::: MATERIAL PROVIDED

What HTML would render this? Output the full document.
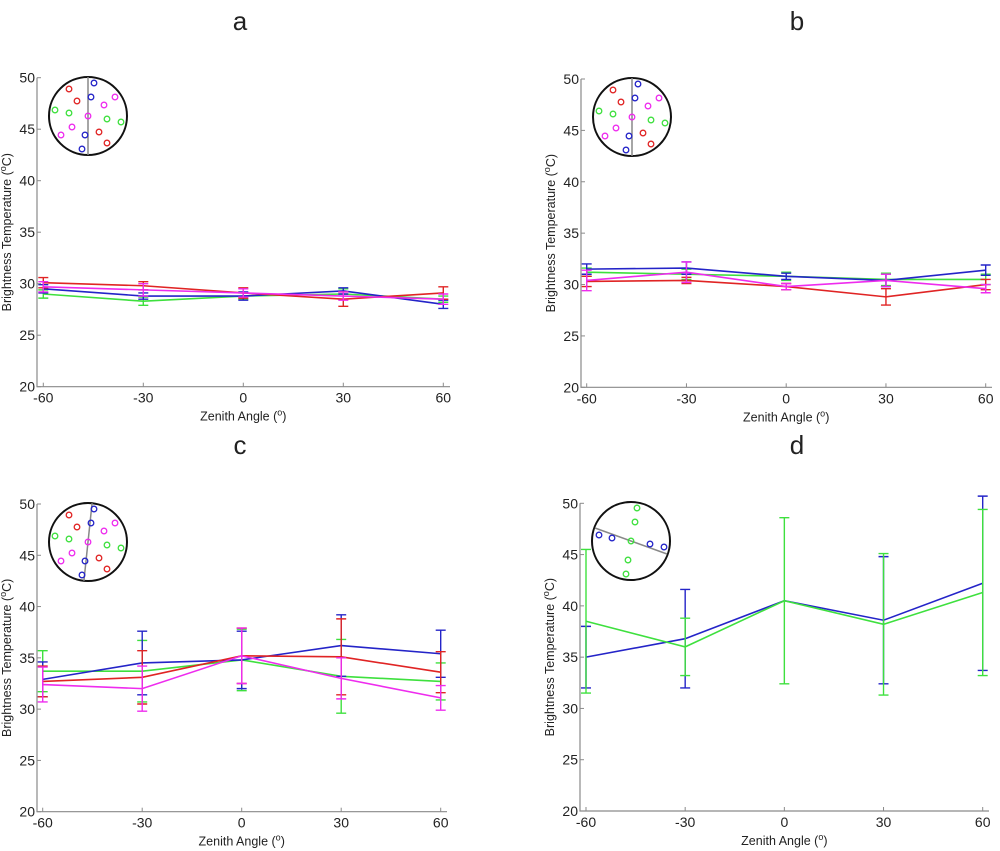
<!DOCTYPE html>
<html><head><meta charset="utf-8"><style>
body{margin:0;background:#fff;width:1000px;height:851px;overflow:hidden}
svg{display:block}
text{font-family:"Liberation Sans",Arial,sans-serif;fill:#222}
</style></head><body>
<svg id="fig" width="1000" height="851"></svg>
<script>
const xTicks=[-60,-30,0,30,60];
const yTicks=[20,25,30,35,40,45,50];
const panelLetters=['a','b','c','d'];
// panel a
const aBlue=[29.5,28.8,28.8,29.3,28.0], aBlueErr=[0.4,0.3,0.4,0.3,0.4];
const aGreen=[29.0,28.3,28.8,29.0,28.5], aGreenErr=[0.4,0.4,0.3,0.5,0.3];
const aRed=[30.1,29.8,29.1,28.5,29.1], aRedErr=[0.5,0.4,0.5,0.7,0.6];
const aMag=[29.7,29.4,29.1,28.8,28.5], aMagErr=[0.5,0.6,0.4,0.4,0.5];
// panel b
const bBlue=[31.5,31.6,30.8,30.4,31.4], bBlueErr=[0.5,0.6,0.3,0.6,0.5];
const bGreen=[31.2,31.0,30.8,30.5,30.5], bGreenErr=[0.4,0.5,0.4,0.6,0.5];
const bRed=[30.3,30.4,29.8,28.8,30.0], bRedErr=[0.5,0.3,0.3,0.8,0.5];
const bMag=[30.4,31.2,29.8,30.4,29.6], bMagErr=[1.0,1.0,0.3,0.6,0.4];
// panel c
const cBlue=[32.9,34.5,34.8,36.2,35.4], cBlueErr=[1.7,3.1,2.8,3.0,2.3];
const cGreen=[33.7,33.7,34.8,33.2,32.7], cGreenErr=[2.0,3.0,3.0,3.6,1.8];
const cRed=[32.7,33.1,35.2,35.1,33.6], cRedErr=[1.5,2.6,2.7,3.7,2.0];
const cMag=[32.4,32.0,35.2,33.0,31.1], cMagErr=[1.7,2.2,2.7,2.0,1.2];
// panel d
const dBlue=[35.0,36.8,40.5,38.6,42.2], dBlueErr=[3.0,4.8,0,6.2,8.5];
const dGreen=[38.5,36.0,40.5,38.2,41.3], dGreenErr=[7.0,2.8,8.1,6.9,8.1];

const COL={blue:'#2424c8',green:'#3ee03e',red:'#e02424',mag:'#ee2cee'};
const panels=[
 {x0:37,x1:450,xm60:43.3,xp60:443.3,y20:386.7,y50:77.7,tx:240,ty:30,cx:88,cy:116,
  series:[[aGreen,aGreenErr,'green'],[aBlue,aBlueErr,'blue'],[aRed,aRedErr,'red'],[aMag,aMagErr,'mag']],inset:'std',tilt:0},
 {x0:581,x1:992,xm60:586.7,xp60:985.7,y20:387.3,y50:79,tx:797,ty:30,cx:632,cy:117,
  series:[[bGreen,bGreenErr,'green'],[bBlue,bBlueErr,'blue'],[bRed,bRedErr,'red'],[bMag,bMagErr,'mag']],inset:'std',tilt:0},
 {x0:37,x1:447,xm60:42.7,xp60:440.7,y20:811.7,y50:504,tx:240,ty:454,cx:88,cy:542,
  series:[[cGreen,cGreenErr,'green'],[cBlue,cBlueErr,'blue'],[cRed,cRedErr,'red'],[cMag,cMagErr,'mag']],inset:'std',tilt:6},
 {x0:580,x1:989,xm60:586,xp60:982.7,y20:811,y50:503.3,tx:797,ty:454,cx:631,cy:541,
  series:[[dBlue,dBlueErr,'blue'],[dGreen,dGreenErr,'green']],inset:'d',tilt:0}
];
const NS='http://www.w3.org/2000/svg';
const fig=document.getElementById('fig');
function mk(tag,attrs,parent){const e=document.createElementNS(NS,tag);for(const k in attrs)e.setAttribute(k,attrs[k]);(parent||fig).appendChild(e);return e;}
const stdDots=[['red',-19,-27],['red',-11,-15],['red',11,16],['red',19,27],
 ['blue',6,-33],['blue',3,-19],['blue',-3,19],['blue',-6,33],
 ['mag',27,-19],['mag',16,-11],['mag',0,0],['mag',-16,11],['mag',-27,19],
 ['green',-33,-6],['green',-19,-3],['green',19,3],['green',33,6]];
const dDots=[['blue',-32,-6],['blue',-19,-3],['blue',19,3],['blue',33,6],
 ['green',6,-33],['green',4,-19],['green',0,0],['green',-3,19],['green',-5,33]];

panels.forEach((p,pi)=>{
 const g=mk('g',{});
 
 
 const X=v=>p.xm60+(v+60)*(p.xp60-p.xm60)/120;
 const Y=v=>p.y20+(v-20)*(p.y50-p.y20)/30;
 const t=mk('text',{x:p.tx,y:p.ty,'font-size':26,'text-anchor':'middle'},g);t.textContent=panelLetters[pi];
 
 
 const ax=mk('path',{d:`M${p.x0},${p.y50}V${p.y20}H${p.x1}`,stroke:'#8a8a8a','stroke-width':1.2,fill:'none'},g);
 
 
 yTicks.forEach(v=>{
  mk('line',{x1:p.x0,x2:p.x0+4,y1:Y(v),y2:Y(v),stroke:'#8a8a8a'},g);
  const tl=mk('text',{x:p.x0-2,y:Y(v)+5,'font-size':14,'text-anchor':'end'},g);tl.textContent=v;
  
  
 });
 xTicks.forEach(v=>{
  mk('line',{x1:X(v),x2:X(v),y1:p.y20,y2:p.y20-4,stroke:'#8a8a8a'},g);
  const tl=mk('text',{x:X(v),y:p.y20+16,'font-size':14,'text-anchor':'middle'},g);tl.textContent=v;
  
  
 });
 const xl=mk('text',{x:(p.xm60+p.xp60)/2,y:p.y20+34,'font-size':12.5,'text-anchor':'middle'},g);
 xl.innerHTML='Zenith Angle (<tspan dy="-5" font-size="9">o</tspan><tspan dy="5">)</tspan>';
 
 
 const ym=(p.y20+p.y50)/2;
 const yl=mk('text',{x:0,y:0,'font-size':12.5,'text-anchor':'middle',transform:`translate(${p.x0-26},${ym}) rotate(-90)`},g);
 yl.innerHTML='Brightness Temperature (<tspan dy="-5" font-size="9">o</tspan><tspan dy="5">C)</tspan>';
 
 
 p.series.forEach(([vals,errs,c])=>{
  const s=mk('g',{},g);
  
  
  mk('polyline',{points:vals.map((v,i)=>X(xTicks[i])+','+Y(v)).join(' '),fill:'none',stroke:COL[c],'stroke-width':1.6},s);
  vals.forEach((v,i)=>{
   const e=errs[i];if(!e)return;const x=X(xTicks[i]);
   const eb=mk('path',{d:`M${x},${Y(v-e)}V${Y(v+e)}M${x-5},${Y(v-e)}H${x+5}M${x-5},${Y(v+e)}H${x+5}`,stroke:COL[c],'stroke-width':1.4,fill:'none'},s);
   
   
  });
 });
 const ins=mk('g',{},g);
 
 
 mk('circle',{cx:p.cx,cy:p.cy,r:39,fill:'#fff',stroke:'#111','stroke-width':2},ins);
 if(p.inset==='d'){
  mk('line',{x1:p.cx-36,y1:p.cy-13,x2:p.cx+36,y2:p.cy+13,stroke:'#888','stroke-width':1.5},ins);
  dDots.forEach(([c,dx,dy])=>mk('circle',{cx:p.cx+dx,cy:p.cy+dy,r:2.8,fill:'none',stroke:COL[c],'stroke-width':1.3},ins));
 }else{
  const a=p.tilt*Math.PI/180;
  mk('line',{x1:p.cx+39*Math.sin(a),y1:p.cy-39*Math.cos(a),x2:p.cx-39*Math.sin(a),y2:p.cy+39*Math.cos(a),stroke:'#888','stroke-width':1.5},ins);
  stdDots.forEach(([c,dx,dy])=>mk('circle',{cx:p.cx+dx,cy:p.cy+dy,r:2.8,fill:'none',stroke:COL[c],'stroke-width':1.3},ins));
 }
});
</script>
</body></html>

::::::

• WORK REQUIRED: In the listing above, count each line that holds the string "document". Give the number only.

• REPLY TO THE EXERCISE: 3